2155 Center Street Berkeley, CA19
February 19, 2020–July 18, 2021
Last days of the Rosie Lee Tompkins retrospective
Rosie Lee Tompkins (1936–2006) is widely considered one of the most brilliant and inventive quiltmakers of the late twentieth and early twenty-first centuries. Her reputation has grown to the point where her work is no longer considered solely within the context of quilting, but celebrated among the great American artistic achievements of our time. Rosie Lee Tompkins: A Retrospective is the largest and most comprehensive exhibition of the artist’s work to date, featuring approximately seventy quilts, pieced tops, embroideries, assemblages, and decorated objects. It reveals Tompkins to be an artist of extraordinary variety, depth, and impact.
Born Effie Mae Howard in 1936 in Arkansas, the artist later adopted the pseudonym Rosie Lee Tompkins. She learned quilting from her mother as a child but did not begin to practice the craft seriously until the 1980s, when she was living in the Bay Area city of Richmond. Often inspired by her belief in God, Tompkins made quilts directed toward her own healing and spirituality and to honor family members. She employed a wide variety of traditional patterns, including half-squares, medallions, and yo-yos, exploring and adapting these approaches through her individual sensibility and integrating such favorite fabrics as velvet, artificial fur, and various types of glittery material. She also frequently incorporated embroidery—stitching words and citations of Christian scripture—as well as printed images on recycled clothes, which suggest the artist’s commentary on contemporary social, political, and cultural events.
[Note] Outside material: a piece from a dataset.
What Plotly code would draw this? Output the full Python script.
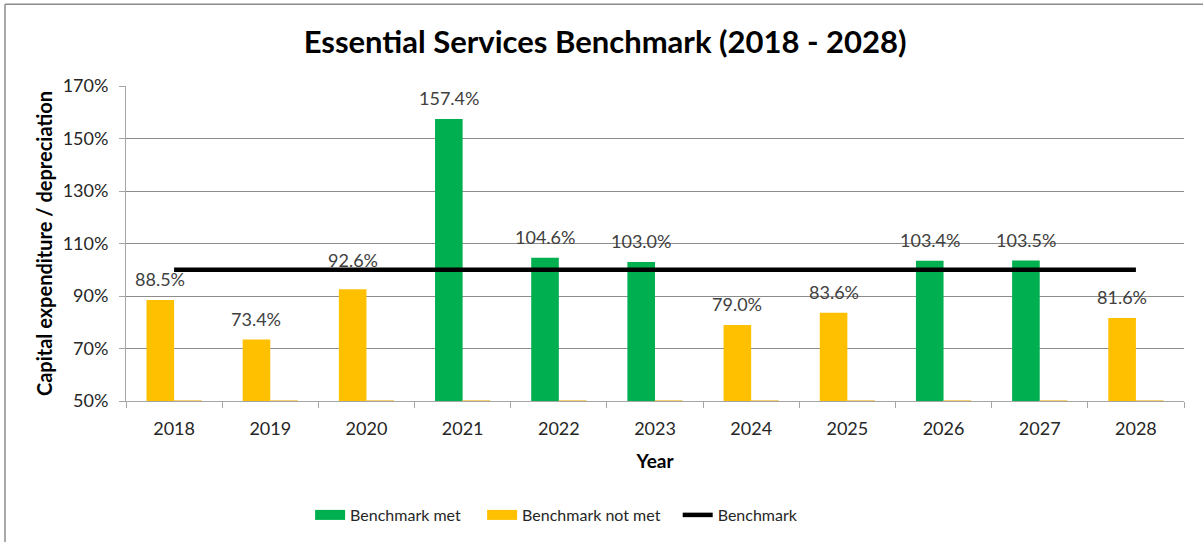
import plotly.graph_objects as go

years = ["2018", "2019", "2020", "2021", "2022", "2023", "2024", "2025", "2026", "2027", "2028"]
ratio = [88.5, 73.4, 92.6, 157.4, 104.6, 103.0, 79.0, 83.6, 103.4, 103.5, 81.6]
benchmark = [100] * len(years)
placeholder = [0] * len(years)

GREEN = "#00B050"
YELLOW = "#FFC000"
FONT = "Lato"
BW = 0.287
NB = "\u00a0"

met = [v if v >= b else None for v, b in zip(ratio, benchmark)]
not_met = [v if v < b else None for v, b in zip(ratio, benchmark)]

fig = go.Figure()
fig.add_trace(go.Bar(x=years, y=met, marker=dict(color=GREEN, line=dict(width=0)),
                     width=BW, offset=-BW, showlegend=False, hoverinfo="skip"))
fig.add_trace(go.Bar(x=years, y=not_met, marker=dict(color=YELLOW, line=dict(width=0)),
                     width=BW, offset=-BW, showlegend=False, hoverinfo="skip"))
fig.add_trace(go.Bar(x=years, y=placeholder, base=[50] * len(years),
                     marker=dict(color=YELLOW, line=dict(color="#F0C040", width=1.5)),
                     width=BW, offset=0, showlegend=False, hoverinfo="skip"))
fig.add_trace(go.Scatter(x=years, y=benchmark, mode="lines",
                         line=dict(color="black", width=4.5), showlegend=False, hoverinfo="skip"))

# legend entries
fig.add_trace(go.Scatter(x=[None], y=[None], mode="lines", name="Benchmark met" + NB * 4,
                         line=dict(color=GREEN, width=10)))
fig.add_trace(go.Scatter(x=[None], y=[None], mode="lines", name="Benchmark not met" + NB * 3,
                         line=dict(color=YELLOW, width=10)))
fig.add_trace(go.Scatter(x=[None], y=[None], mode="lines", name="Benchmark",
                         line=dict(color="black", width=4.5)))

px_per_pct = 316 / 120.0
for i, (v, b) in enumerate(zip(ratio, benchmark)):
    shift = 8
    bottom_px = v * px_per_pct + shift
    line_px = b * px_per_pct
    if v < b and bottom_px + 14 > line_px - 2:
        shift += (line_px - 3) - bottom_px
    fig.add_annotation(x=i, y=v, xref="x", yref="y", text=f"{v:.1f}%", showarrow=False,
                       yanchor="bottom", yshift=shift, xshift=-13.8,
                       font=dict(family=FONT, size=18, color="#404040"))

fig.update_layout(
    width=1203, height=542,
    margin=dict(l=126, r=19, t=86, b=140),
    paper_bgcolor="white", plot_bgcolor="white",
    barmode="overlay",
    title=dict(text="<b>Essential Services Benchmark (2018 - 2028)</b>", x=0.503, xanchor="center",
               y=1 - 42 / 542, yanchor="middle", font=dict(family=FONT, size=31, color="black")),
    font=dict(family=FONT, size=16, color="#262626"),
    legend=dict(orientation="h", x=0.407, xanchor="center", y=-(515 - 402) / 316, yanchor="middle",
                font=dict(family=FONT, size=16, color="#262626"), itemwidth=30,
                bgcolor="rgba(0,0,0,0)"),
    showlegend=True,
)
fig.update_xaxes(
    type="category", tickson="boundaries", ticks="outside", ticklen=6, tickcolor="#A6A6A6",
    showline=True, linecolor="#A6A6A6", linewidth=1, showgrid=False,
    tickfont=dict(family=FONT, size=18, color="#262626"), ticklabelstandoff=11,
    title=dict(text="<b>Year</b>", font=dict(family=FONT, size=19, color="black"), standoff=17),
    range=[-0.5, len(years) - 0.5],
)
fig.update_yaxes(
    range=[50, 170], dtick=20, tick0=50, ticksuffix="%", ticks="outside", ticklen=6,
    tickcolor="#A6A6A6", showline=True, linecolor="#A6A6A6", linewidth=1,
    showgrid=True, gridcolor="#8C8C8C", gridwidth=1, zeroline=False,
    tickfont=dict(family=FONT, size=18, color="#262626"), ticklabelstandoff=7,
    title=dict(text="<b>Capital expenditure / depreciation</b>",
               font=dict(family=FONT, size=20, color="black"), standoff=4),
)
# chart border (top and left edges)
fig.add_shape(type="line", xref="paper", yref="paper",
              x0=-121 / 1058.0, x1=1.2, y0=1 + 82 / 316.0, y1=1 + 82 / 316.0,
              line=dict(color="#8C8C8C", width=1.5))
fig.add_shape(type="line", xref="paper", yref="paper",
              x0=-121 / 1058.0, x1=-121 / 1058.0, y0=-0.5, y1=1 + 82 / 316.0,
              line=dict(color="#8C8C8C", width=1.5))

fig.write_html("out.html", config={"displayModeBar": False},
               post_script="document.body.style.margin='0';")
Made up almost entirely of works from BAMPFA’s collection, Rosie Lee Tompkins: A Retrospective is the first in a series of exhibitions celebrating the donation of approximately 3,000 quilts by African American artists from the estate of the collector Eli Leon. This transformative bequest makes BAMPFA a leader in the field of African American art with what is probably the largest public collection of African American quilts in the world.